EXERCISE DIRECTIONS: Retype, exactly as they stand, the lines from the start of the data to the line that contains "import * as d3 from 'd3';", both ends included. Leave the pictures out.

DATA SHOWN:
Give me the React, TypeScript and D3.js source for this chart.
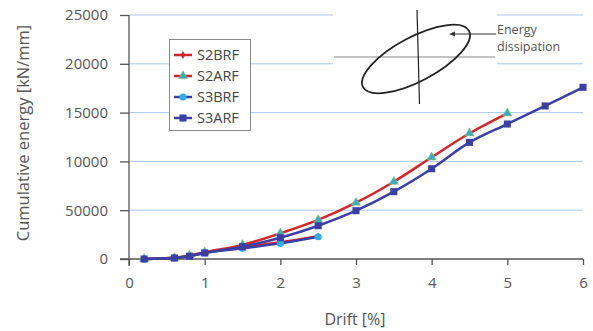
import { useEffect, useRef } from 'react';
import * as d3 from 'd3';

// Drift [%] values where each series was sampled
const driftS2A = [0.2, 0.6, 0.8, 1.0, 1.5, 2.0, 2.5, 3.0, 3.5, 4.0, 4.5, 5.0];
const driftS3A = [0.2, 0.6, 0.8, 1.0, 1.5, 2.0, 2.5, 3.0, 3.5, 4.0, 4.5, 5.0, 5.5, 6.0];
const driftB = [0.2, 0.6, 0.8, 1.0, 1.5, 2.0, 2.5];

// Cumulative energy [kN/mm]
const s2brf = [0, 120, 330, 680, 1180, 1720, 2320];
const s2arf = [0, 120, 350, 700, 1450, 2630, 4000, 5770, 7920, 10420, 12880, 14930];
const s3brf = [0, 110, 300, 620, 1090, 1600, 2280];
const s3arf = [0, 100, 280, 620, 1260, 2180, 3410, 4950, 6900, 9250, 11950, 13830, 15680, 17590];

const xTicks = [0, 1, 2, 3, 4, 5, 6];
const yTicks = [0, 5000, 10000, 15000, 20000, 25000];
const yTickLabels = ['0', '50000', '10000', '15000', '20000', '25000'];

const FONT = '"Open Sans", sans-serif';
const RED = '#d0262c';
const BLUE = '#3b3ea2';
const CYAN = '#2eaee3';
const TEAL = '#3aabc0';

type Series = {
  name: string;
  x: number[];
  y: number[];
  line: string;
  marker: 'diamond' | 'triangle' | 'circle' | 'square';
  fill: string;
};

const series: Series[] = [
  { name: 'S2BRF', x: driftB, y: s2brf, line: RED, marker: 'diamond', fill: RED },
  { name: 'S2ARF', x: driftS2A, y: s2arf, line: RED, marker: 'triangle', fill: TEAL },
  { name: 'S3BRF', x: driftB, y: s3brf, line: BLUE, marker: 'circle', fill: CYAN },
  { name: 'S3ARF', x: driftS3A, y: s3arf, line: BLUE, marker: 'square', fill: BLUE },
];

const symbolFor = (m: Series['marker']) => {
  switch (m) {
    case 'diamond':
      return d3.symbol(d3.symbolDiamond, 18)();
    case 'triangle':
      return d3.symbol(d3.symbolTriangle, 36)();
    case 'circle':
      return d3.symbol(d3.symbolCircle, 40)();
    default:
      return d3.symbol(d3.symbolSquare, 50)();
  }
};

export default function App() {
  const svgRef = useRef<SVGSVGElement>(null);
  const width = 593;
  const height = 331;

  useEffect(() => {
    if (!svgRef.current) return;
    const svg = d3.select(svgRef.current);
    svg.selectAll('*').remove();

    const x = d3.scaleLinear().domain([0, 6]).range([129, 583]);
    const y = d3.scaleLinear().domain([0, 25000]).range([259, 15]);

    // grid lines
    svg
      .append('g')
      .selectAll('line')
      .data(yTicks.slice(1))
      .enter()
      .append('line')
      .attr('x1', 129)
      .attr('x2', 583)
      .attr('y1', (d) => y(d))
      .attr('y2', (d) => y(d))
      .attr('stroke', '#a9c8ee')
      .attr('stroke-width', 1);

    // y axis
    const yAxis = svg
      .append('g')
      .attr('transform', 'translate(129,0)')
      .call(
        d3
          .axisLeft(y)
          .tickValues(yTicks)
          .tickSize(9)
          .tickPadding(12)
          .tickFormat((_, i) => yTickLabels[i])
      );
    yAxis.select('.domain').attr('d', 'M0,15V266').attr('stroke', '#555').attr('stroke-width', 1.3);
    yAxis.selectAll('.tick line').attr('stroke', '#555').attr('stroke-width', 1.3);
    yAxis
      .selectAll('.tick text')
      .attr('fill', '#555')
      .attr('font-size', 15)
      .attr('font-family', FONT);

    // x axis
    const xAxis = svg
      .append('g')
      .attr('transform', 'translate(0,259)')
      .call(d3.axisBottom(x).tickValues(xTicks).tickSize(6).tickPadding(12).tickFormat(d3.format('d')));
    xAxis.select('.domain').attr('d', 'M120,0H583').attr('stroke', '#555').attr('stroke-width', 1.3);
    xAxis.selectAll('.tick line').attr('stroke', '#555').attr('stroke-width', 1.3);
    xAxis
      .selectAll('.tick text')
      .attr('fill', '#555')
      .attr('font-size', 15)
      .attr('font-family', FONT);

    // axis titles
    svg
      .append('text')
      .attr('x', 355)
      .attr('y', 325)
      .attr('text-anchor', 'middle')
      .attr('font-family', FONT)
      .attr('font-size', 16)
      .attr('fill', '#555')
      .text('Drift [%]');
    svg
      .append('text')
      .attr('transform', 'translate(29,133) rotate(-90)')
      .attr('text-anchor', 'middle')
      .attr('font-family', FONT)
      .attr('font-size', 16.5)
      .attr('fill', '#555')
      .text('Cumulative energy [kN/mm]');

    // annotation sketch (white backdrop hides grid)
    const ann = svg.append('g');
    ann.append('rect').attr('x', 333).attr('y', 0).attr('width', 164).attr('height', 106).attr('fill', '#fff');
    ann
      .append('line')
      .attr('x1', 334)
      .attr('x2', 495)
      .attr('y1', 57)
      .attr('y2', 57)
      .attr('stroke', '#888')
      .attr('stroke-width', 1.2);
    ann
      .append('line')
      .attr('x1', 417)
      .attr('x2', 419.5)
      .attr('y1', 10)
      .attr('y2', 104)
      .attr('stroke', '#222')
      .attr('stroke-width', 1.2);
    ann
      .append('ellipse')
      .attr('cx', 416)
      .attr('cy', 59)
      .attr('rx', 60)
      .attr('ry', 22)
      .attr('transform', 'rotate(-28,416,59)')
      .attr('fill', 'none')
      .attr('stroke', '#222')
      .attr('stroke-width', 1.8);
    ann
      .append('line')
      .attr('x1', 453)
      .attr('x2', 496)
      .attr('y1', 34)
      .attr('y2', 34)
      .attr('stroke', '#333')
      .attr('stroke-width', 1.2);
    ann
      .append('path')
      .attr('d', 'M449,34L455,31.5L455,36.5Z')
      .attr('fill', '#333');
    ann
      .append('text')
      .attr('x', 497)
      .attr('y', 34)
      .attr('font-family', FONT)
      .attr('font-size', 12.5)
      .attr('fill', '#555')
      .text('Energy');
    ann
      .append('text')
      .attr('x', 497)
      .attr('y', 51)
      .attr('font-family', FONT)
      .attr('font-size', 12.5)
      .attr('fill', '#555')
      .text('dissipation');

    // series lines & markers
    const lineGen = d3
      .line<[number, number]>()
      .x((d) => x(d[0]))
      .y((d) => y(d[1]))
      .curve(d3.curveCatmullRom.alpha(0.5));

    series.forEach((s) => {
      const pts = s.x.map((d, i) => [d, s.y[i]] as [number, number]);
      svg
        .append('path')
        .datum(pts)
        .attr('d', lineGen)
        .attr('fill', 'none')
        .attr('stroke', s.line)
        .attr('stroke-width', 2.5);
      svg
        .append('g')
        .selectAll('path')
        .data(pts)
        .enter()
        .append('path')
        .attr('d', symbolFor(s.marker))
        .attr('transform', (d) => `translate(${x(d[0])},${y(d[1])})`)
        .attr('fill', s.fill)
        .attr('stroke', s.marker === 'triangle' ? '#8fc56a' : 'none')
        .attr('stroke-width', 0.6);
    });

    // legend
    const lg = svg.append('g');
    lg.append('rect')
      .attr('x', 169.5)
      .attr('y', 39.5)
      .attr('width', 81)
      .attr('height', 91)
      .attr('fill', '#fff')
      .attr('stroke', '#888')
      .attr('stroke-width', 1);
    series.forEach((s, i) => {
      const cy = 55 + i * 21;
      lg.append('line')
        .attr('x1', 174)
        .attr('x2', 192)
        .attr('y1', cy)
        .attr('y2', cy)
        .attr('stroke', s.line)
        .attr('stroke-width', 2.5);
      lg.append('path')
        .attr('d', symbolFor(s.marker))
        .attr('transform', `translate(183,${cy})`)
        .attr('fill', s.fill)
        .attr('stroke', s.marker === 'triangle' ? '#8fc56a' : 'none')
        .attr('stroke-width', 0.6);
      lg.append('text')
        .attr('x', 197)
        .attr('y', cy + 5)
        .attr('font-family', FONT)
        .attr('font-size', 14.5)
        .attr('fill', '#444')
        .text(s.name);
    });
  }, []);

  return (
    <svg
      ref={svgRef}
      width={width}
      height={height}
      style={{ position: 'absolute', left: 0, top: 0, background: '#fff' }}
    />
  );
}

EXPECTED ANSWER:
Give me the React, TypeScript and D3.js source for this chart.
import { useEffect, useRef } from 'react';
import * as d3 from 'd3';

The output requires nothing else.